### WHAT NEEDS TO BE DONE
Among the entries below, find the lines with "matplotlib" and copy them.

** BEGIN TASK INPUTS **

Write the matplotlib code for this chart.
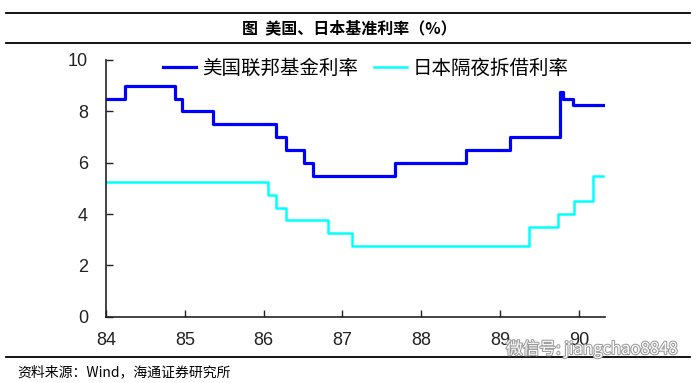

** END TASK INPUTS **
** BEGIN TASK INPUTS **

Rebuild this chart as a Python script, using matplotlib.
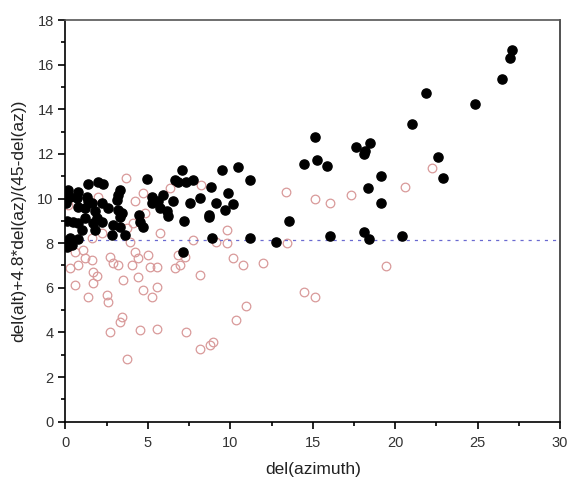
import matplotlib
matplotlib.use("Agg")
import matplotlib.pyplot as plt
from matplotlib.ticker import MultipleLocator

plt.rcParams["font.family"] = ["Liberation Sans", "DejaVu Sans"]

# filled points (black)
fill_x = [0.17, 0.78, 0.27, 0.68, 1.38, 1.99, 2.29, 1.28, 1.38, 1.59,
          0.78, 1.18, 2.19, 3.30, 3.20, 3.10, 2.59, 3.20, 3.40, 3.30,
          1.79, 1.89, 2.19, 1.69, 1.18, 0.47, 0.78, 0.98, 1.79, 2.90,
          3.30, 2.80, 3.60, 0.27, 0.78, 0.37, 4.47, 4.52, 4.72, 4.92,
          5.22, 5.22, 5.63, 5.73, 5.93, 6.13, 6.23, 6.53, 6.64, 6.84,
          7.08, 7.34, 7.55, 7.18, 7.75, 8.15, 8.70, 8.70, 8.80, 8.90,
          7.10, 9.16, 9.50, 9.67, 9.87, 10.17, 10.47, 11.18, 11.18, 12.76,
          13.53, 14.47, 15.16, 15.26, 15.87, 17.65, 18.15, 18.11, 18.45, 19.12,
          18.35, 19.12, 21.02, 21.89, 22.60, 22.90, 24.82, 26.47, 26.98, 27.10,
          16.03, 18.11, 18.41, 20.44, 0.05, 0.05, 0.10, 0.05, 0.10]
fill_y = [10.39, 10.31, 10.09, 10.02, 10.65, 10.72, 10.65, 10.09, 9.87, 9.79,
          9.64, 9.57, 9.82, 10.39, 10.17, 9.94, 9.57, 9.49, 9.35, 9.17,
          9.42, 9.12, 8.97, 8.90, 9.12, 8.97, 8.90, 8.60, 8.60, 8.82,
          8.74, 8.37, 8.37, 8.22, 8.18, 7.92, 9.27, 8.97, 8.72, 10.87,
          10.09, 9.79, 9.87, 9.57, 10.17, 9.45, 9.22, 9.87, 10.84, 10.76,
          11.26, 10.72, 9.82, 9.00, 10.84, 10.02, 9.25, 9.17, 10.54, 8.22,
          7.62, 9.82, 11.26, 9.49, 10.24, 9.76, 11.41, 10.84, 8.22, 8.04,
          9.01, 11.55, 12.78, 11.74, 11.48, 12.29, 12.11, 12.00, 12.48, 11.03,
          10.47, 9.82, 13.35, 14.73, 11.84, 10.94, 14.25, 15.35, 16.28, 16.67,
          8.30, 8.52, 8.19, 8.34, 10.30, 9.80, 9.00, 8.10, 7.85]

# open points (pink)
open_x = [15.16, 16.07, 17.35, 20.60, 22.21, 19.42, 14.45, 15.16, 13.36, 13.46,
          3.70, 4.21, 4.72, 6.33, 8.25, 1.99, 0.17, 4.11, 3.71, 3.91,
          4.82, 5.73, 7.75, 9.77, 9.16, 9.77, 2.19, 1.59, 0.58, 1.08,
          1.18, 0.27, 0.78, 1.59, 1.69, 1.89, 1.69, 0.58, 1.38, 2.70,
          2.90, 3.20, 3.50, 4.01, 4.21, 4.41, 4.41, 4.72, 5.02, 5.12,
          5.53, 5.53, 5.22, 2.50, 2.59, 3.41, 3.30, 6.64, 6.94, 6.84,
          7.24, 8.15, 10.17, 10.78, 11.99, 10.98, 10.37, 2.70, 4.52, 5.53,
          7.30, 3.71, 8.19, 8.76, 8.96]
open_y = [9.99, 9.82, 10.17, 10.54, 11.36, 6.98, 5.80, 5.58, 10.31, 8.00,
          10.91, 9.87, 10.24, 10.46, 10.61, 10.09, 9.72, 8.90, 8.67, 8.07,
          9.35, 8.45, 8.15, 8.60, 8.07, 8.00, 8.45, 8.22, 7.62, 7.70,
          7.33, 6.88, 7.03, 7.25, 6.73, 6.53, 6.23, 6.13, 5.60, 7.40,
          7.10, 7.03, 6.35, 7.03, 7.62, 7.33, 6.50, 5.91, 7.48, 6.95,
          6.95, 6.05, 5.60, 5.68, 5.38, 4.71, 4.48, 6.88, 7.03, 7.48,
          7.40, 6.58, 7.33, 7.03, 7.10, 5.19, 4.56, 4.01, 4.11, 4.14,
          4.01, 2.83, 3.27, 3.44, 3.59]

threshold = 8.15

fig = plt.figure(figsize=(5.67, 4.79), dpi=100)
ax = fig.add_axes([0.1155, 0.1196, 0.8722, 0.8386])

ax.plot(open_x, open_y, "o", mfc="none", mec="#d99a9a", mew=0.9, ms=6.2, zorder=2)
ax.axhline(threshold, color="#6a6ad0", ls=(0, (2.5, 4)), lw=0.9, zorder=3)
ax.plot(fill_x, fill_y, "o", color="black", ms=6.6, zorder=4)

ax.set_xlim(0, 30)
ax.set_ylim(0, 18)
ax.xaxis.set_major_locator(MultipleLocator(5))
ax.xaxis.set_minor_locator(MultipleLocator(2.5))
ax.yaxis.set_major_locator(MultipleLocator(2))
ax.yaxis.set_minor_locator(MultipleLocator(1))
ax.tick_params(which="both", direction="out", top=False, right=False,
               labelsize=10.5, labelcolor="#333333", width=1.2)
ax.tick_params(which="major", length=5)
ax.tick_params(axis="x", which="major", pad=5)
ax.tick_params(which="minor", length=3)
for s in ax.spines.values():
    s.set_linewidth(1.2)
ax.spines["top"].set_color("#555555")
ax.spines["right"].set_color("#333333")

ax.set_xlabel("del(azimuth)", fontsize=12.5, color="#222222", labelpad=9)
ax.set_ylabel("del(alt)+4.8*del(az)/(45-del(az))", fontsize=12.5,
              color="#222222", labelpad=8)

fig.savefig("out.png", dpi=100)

** END TASK INPUTS **
** BEGIN TASK INPUTS **

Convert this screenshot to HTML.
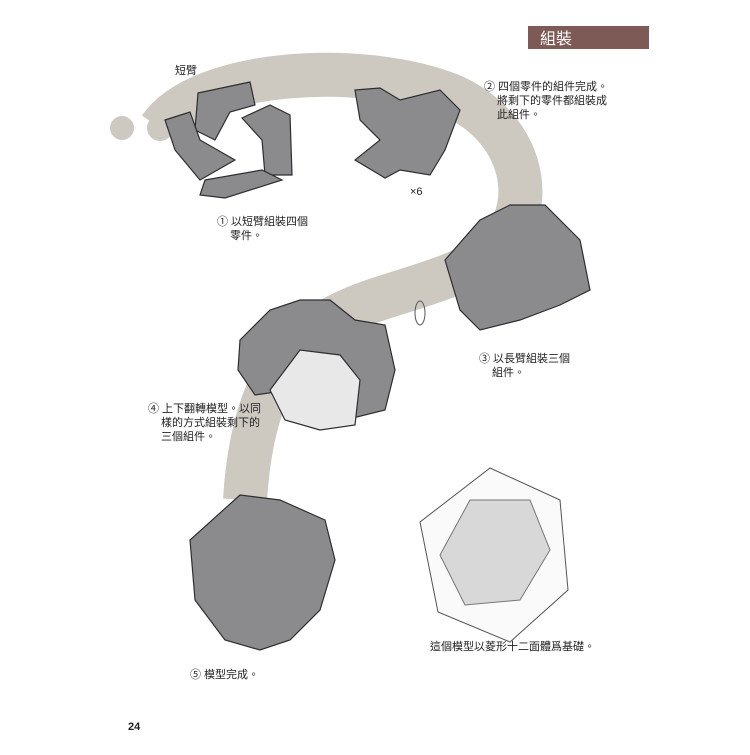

** END TASK INPUTS **

### THE ANSWER
Write the matplotlib code for this chart.
Rebuild this chart as a Python script, using matplotlib.
import matplotlib
matplotlib.use("Agg")
import matplotlib.pyplot as plt
from matplotlib.ticker import MultipleLocator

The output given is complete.